Collected data:
..........

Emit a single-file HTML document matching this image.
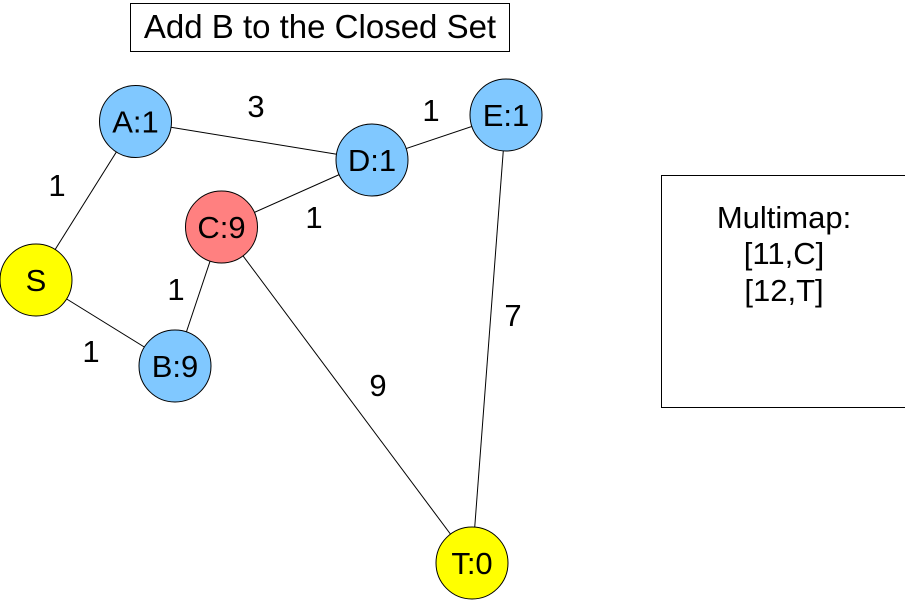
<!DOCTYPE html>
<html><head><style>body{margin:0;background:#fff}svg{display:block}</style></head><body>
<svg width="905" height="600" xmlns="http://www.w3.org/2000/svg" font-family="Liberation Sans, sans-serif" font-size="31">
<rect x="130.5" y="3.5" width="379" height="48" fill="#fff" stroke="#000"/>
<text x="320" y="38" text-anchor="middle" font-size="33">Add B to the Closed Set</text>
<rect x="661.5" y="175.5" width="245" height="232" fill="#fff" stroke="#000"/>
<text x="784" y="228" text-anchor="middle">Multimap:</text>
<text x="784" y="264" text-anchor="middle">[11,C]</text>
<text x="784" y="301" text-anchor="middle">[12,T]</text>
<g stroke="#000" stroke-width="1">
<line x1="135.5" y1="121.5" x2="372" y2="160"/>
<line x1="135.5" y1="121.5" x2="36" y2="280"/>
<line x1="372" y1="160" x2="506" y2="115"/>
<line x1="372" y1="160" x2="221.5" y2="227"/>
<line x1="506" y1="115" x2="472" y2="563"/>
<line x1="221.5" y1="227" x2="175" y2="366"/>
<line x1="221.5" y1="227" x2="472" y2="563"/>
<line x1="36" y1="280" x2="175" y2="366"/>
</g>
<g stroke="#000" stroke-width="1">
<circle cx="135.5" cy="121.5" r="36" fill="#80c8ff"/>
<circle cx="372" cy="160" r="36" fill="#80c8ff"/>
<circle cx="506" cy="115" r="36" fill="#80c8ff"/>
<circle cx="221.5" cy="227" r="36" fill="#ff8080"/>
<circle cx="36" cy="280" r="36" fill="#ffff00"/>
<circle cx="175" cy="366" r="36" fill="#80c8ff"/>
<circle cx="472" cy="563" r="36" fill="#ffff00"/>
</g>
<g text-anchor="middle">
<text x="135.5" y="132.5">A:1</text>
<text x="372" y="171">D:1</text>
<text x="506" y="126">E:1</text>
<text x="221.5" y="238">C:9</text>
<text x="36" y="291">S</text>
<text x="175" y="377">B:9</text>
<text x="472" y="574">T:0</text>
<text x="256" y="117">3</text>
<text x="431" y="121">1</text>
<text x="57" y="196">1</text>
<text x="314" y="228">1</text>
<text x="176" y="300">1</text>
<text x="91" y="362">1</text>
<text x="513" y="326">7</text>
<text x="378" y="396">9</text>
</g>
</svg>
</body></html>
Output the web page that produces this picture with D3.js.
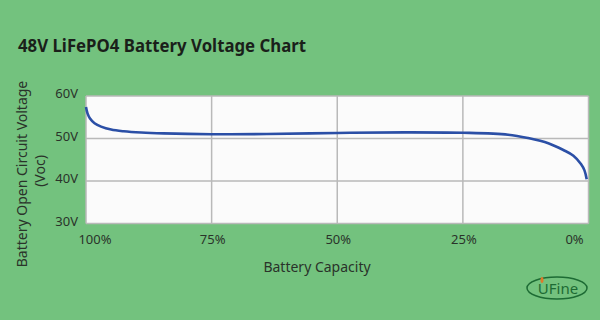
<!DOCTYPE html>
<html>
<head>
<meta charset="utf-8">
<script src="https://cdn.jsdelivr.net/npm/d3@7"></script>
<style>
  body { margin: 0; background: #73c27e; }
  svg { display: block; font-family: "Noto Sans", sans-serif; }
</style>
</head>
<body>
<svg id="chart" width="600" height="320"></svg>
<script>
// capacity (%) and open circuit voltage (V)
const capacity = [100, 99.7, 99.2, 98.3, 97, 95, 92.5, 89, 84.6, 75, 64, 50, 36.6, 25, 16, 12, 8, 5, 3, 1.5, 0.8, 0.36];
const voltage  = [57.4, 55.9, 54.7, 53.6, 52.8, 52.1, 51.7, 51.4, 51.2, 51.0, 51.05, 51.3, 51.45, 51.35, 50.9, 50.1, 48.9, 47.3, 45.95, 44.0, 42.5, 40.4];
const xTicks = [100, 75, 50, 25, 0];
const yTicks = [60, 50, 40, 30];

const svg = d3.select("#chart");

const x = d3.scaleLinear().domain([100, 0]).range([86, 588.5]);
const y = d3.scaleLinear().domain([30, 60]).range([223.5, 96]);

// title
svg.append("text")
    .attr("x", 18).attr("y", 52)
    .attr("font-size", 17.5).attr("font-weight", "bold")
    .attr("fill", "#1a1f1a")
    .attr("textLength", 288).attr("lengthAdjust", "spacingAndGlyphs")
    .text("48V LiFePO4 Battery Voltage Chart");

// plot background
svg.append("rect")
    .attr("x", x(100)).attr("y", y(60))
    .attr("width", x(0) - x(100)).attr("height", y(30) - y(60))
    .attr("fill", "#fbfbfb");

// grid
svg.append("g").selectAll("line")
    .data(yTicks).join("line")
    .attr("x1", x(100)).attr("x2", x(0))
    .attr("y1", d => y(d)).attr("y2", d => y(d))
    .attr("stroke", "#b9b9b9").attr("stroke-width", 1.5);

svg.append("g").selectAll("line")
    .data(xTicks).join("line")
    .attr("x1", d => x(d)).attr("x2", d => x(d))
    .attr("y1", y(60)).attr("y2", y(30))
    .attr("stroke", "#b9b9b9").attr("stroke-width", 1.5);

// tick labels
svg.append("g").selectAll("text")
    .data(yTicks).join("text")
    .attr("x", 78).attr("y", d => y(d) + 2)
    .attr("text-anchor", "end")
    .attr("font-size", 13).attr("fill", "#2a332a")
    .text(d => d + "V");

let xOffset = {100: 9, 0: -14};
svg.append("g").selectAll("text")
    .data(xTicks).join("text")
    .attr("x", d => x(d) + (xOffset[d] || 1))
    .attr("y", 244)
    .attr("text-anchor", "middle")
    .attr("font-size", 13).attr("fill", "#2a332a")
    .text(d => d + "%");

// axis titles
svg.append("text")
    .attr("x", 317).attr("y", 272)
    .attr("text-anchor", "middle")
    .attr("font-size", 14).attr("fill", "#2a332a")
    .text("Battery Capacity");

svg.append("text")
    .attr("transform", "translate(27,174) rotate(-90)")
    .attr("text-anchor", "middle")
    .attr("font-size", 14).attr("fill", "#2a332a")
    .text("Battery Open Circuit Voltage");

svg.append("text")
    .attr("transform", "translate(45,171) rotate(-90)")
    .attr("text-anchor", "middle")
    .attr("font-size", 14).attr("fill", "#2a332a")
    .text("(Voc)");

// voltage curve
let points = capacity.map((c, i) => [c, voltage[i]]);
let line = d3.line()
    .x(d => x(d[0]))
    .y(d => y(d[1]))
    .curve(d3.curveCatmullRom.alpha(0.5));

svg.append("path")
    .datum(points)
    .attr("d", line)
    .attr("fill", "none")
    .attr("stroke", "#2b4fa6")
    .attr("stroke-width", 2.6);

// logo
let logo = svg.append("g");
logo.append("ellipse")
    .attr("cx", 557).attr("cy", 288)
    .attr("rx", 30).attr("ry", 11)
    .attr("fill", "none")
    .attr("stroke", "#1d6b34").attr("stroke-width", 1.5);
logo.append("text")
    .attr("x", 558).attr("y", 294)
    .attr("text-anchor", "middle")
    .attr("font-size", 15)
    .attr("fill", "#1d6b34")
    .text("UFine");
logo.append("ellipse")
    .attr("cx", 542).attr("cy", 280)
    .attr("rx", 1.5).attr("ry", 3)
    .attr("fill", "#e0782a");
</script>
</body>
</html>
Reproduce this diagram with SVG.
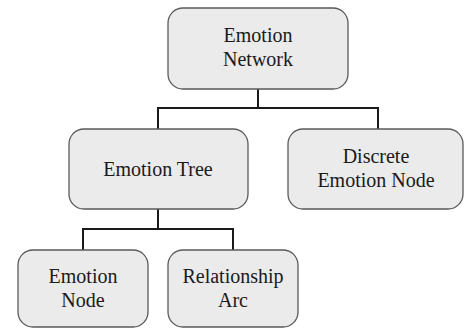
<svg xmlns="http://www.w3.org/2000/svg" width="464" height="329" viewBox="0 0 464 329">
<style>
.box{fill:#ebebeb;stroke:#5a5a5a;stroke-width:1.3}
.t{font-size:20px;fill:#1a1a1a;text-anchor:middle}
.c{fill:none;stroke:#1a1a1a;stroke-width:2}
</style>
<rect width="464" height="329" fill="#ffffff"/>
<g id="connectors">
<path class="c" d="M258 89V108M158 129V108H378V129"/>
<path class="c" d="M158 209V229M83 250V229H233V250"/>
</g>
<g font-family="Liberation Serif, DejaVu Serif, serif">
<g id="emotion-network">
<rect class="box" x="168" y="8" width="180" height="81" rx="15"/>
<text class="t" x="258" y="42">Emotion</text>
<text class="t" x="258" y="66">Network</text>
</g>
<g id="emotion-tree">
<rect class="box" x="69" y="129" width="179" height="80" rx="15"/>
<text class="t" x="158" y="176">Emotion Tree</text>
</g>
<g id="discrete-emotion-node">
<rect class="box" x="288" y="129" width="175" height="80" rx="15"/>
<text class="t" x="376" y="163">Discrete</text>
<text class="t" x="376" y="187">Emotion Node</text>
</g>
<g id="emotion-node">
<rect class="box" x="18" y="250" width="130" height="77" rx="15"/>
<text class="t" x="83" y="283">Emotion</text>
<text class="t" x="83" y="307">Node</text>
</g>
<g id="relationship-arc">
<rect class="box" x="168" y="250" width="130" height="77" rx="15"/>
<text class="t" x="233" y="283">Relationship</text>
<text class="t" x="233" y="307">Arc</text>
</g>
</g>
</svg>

..........

Include the first line of the records, the line containing "</body></html>", and every line between them, repeated exactly. Skip the pictures.

● Result of this task:
Emit a single-file HTML document matching this image.
<!DOCTYPE html>
<html><head><style>body{margin:0;background:#fff}svg{display:block}</style></head><body>
<svg width="905" height="600" xmlns="http://www.w3.org/2000/svg" font-family="Liberation Sans, sans-serif" font-size="31">
<rect x="130.5" y="3.5" width="379" height="48" fill="#fff" stroke="#000"/>
<text x="320" y="38" text-anchor="middle" font-size="33">Add B to the Closed Set</text>
<rect x="661.5" y="175.5" width="245" height="232" fill="#fff" stroke="#000"/>
<text x="784" y="228" text-anchor="middle">Multimap:</text>
<text x="784" y="264" text-anchor="middle">[11,C]</text>
<text x="784" y="301" text-anchor="middle">[12,T]</text>
<g stroke="#000" stroke-width="1">
<line x1="135.5" y1="121.5" x2="372" y2="160"/>
<line x1="135.5" y1="121.5" x2="36" y2="280"/>
<line x1="372" y1="160" x2="506" y2="115"/>
<line x1="372" y1="160" x2="221.5" y2="227"/>
<line x1="506" y1="115" x2="472" y2="563"/>
<line x1="221.5" y1="227" x2="175" y2="366"/>
<line x1="221.5" y1="227" x2="472" y2="563"/>
<line x1="36" y1="280" x2="175" y2="366"/>
</g>
<g stroke="#000" stroke-width="1">
<circle cx="135.5" cy="121.5" r="36" fill="#80c8ff"/>
<circle cx="372" cy="160" r="36" fill="#80c8ff"/>
<circle cx="506" cy="115" r="36" fill="#80c8ff"/>
<circle cx="221.5" cy="227" r="36" fill="#ff8080"/>
<circle cx="36" cy="280" r="36" fill="#ffff00"/>
<circle cx="175" cy="366" r="36" fill="#80c8ff"/>
<circle cx="472" cy="563" r="36" fill="#ffff00"/>
</g>
<g text-anchor="middle">
<text x="135.5" y="132.5">A:1</text>
<text x="372" y="171">D:1</text>
<text x="506" y="126">E:1</text>
<text x="221.5" y="238">C:9</text>
<text x="36" y="291">S</text>
<text x="175" y="377">B:9</text>
<text x="472" y="574">T:0</text>
<text x="256" y="117">3</text>
<text x="431" y="121">1</text>
<text x="57" y="196">1</text>
<text x="314" y="228">1</text>
<text x="176" y="300">1</text>
<text x="91" y="362">1</text>
<text x="513" y="326">7</text>
<text x="378" y="396">9</text>
</g>
</svg>
</body></html>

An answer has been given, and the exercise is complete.